A lot of people say “wouldn’t it be nice?” Wouldn’t it be nice to get paid to commute to work, because that’s just what our state lawmakers get. Their compensation package gives them a travel per diem that ranges from $10 a day if they live close to Beacon Hill, to $90 a day if they live in the western part of the state.
Julie from Natick doesn’t like it and posted this on our Curiosity Web site:
“Why do our state Reps get a per diem? I think they make enough between all their pensions and pay raises that they can pay their own travel costs.”
With the state making cuts left and right, is it time for a change? David Wade tried to get some opinions from lawmakers, but discovered that getting answers on Beacon Hill can be tough. What wasn’t tough was finding commuters who didn’t like the per diems.
“Why should they get paid to commute?” said one man. “That should be a normal part of life, going to work.”
But that’s not the way it is at the State House. Every Senator and Representative is entitled to a daily payment every time they go to work. The theory is that it equalizes lawmakers’ pay by taking into account the cost of traveling different distances, from home to the State House.
According to records WBZ obtained from the state Treasurer’s office, the state paid out nearly $540,000 last year for travel per diems. In the grand scheme of things that may not seem like the biggest number in the world, but consider this. There was an enormous outcry when lawmakers recently got a pay raise.
But the cost of the pay raise ($640,000 for one year) isn’t that much more than the cost of the per diems. With some lawmakers considering a hike in the gas tax, John from Harwich wrote on our curiosity website: “They get reimbursed, so they don’t care about a 19-cent gas tax increase.”
“They might as well stay home and save us the per diem,” says Barbara Anderson who heads Citizens For Limited Taxation. “Here in Massachusetts it just takes a couple of hours from any point to get to the State House so it’s not that much of a burden. Secondly, when they do get to the State House they aren’t doing anything.”
Representative Daniel Bosley from North Adams earned the most last year, nearly $16,000 in per diems.

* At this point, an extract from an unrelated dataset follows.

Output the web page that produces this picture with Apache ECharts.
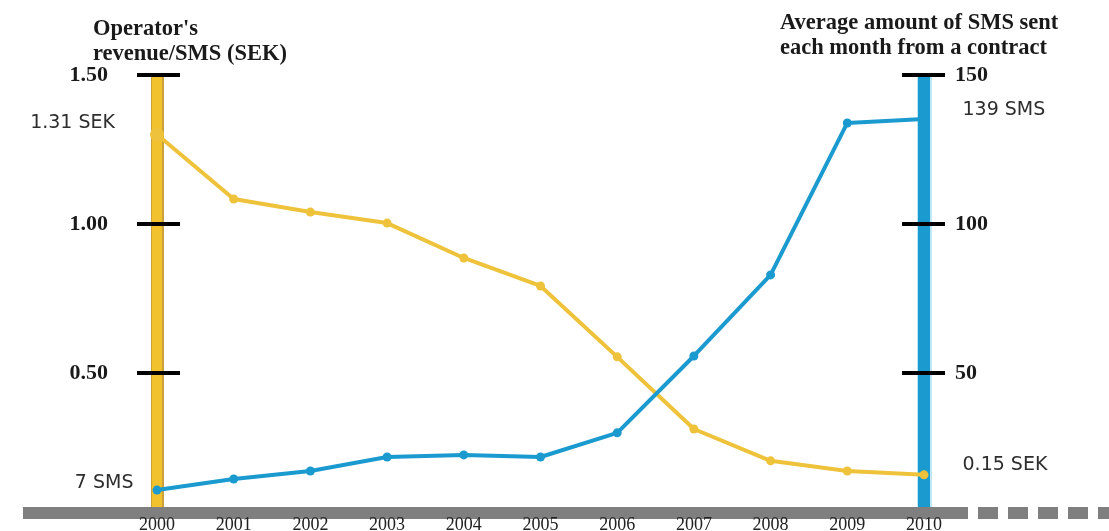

On the Senate side it was Benjamin Downing from Pittsfield who brought in nearly $8500. But lawmakers who live a lot closer than they do also benefit.
- Senator Karen Spilka from the Framingham area, $4,100.
- Rep. Barry Finegold from Andover, $2,700.
- Rep. Ruth Balser of Newton, nearly $1,300.
None of those lawmakers would speak to us about this issue. We wanted to ask them if they felt that with the current economic crisis whether the per diems are an area that should be cut back.
We wanted to ask that of Rep. John Binienda from the Worcester area. He received more than $8000 last year. But after 11 days of phone calls and e-mails to his staff, we were told he didn’t have time to talk to us.
One lawmaker who would speak on camera is Rep. Brad Jones, the Minority Leader from North Reading who received about $3200 in per diems last year. He said he favors keeping the per diem system, but looking more broadly.
“I would prefer to keep it if the idea is that that’s the only issue that’s going to be on the table. I think there are a lot of things we can and should do. I’m not sure eliminating the per diem is one of them,” says Jones.
He’s also concerned that without adequate compensation only the well to do would be able to run for office.
“I think it’s fair to say that everything should be on the table, but I also sincerely believe if you create a dynamic that the only people who can serve here are people who are independently wealthy, I think you’re going to have much more of a disconnect than there already is between people in the legislature and people they seek to represent,” he says.
Rep. Jones points out that he, and some of his colleagues have also given up a recent pay raise. In his case, Jones has donated it to charity.
However, Rep. Paul McMurtry, a Democrat from Dedham says the per diem should be looked at. “Personally if I had the option to remove it, I probably would remove it because of the state of the economy.”
We wanted to know what other political leaders think about the per diem and whether it’s time for a change.
We asked Gov. Patrick. At first he said, “I don’t know enough about it to be able to comment.”
But then he went on to comment, saying, “I think that all of us are having to look at all of the benefits that all of us get because the times demand it.”
Senate President Therese Murray, who does not accept per diems, told us, “You can look at everything. We’re going to have to look at everything.”
But as Speaker of the House Robert DeLeo controls much of the legislative agenda on Beacon Hill, he thinks per diems should stay.
“I feel that it’s an equitable form of leveling the playing field to make sure there’s no one, no matter what part of the state they’re from, who may feel financially disqualified from being a member of the legislature because of the distance they have to come,” he said.
We asked him why he doesn’t accept per diems.
“I’ve decided not to take it, that’s my own personal decision. And whatever anyone else does, it’s up to their own particular needs,” he responded.
Another area of concern is that the per diems are done on an honor system. The lawmaker has to attest that he or she was at the State House, but there’s no policing of that, so some people are concerned about the potential for abuse.
One thing has changed recently. The per diems used to be tax free, now they’re taxable, and apparently not going away.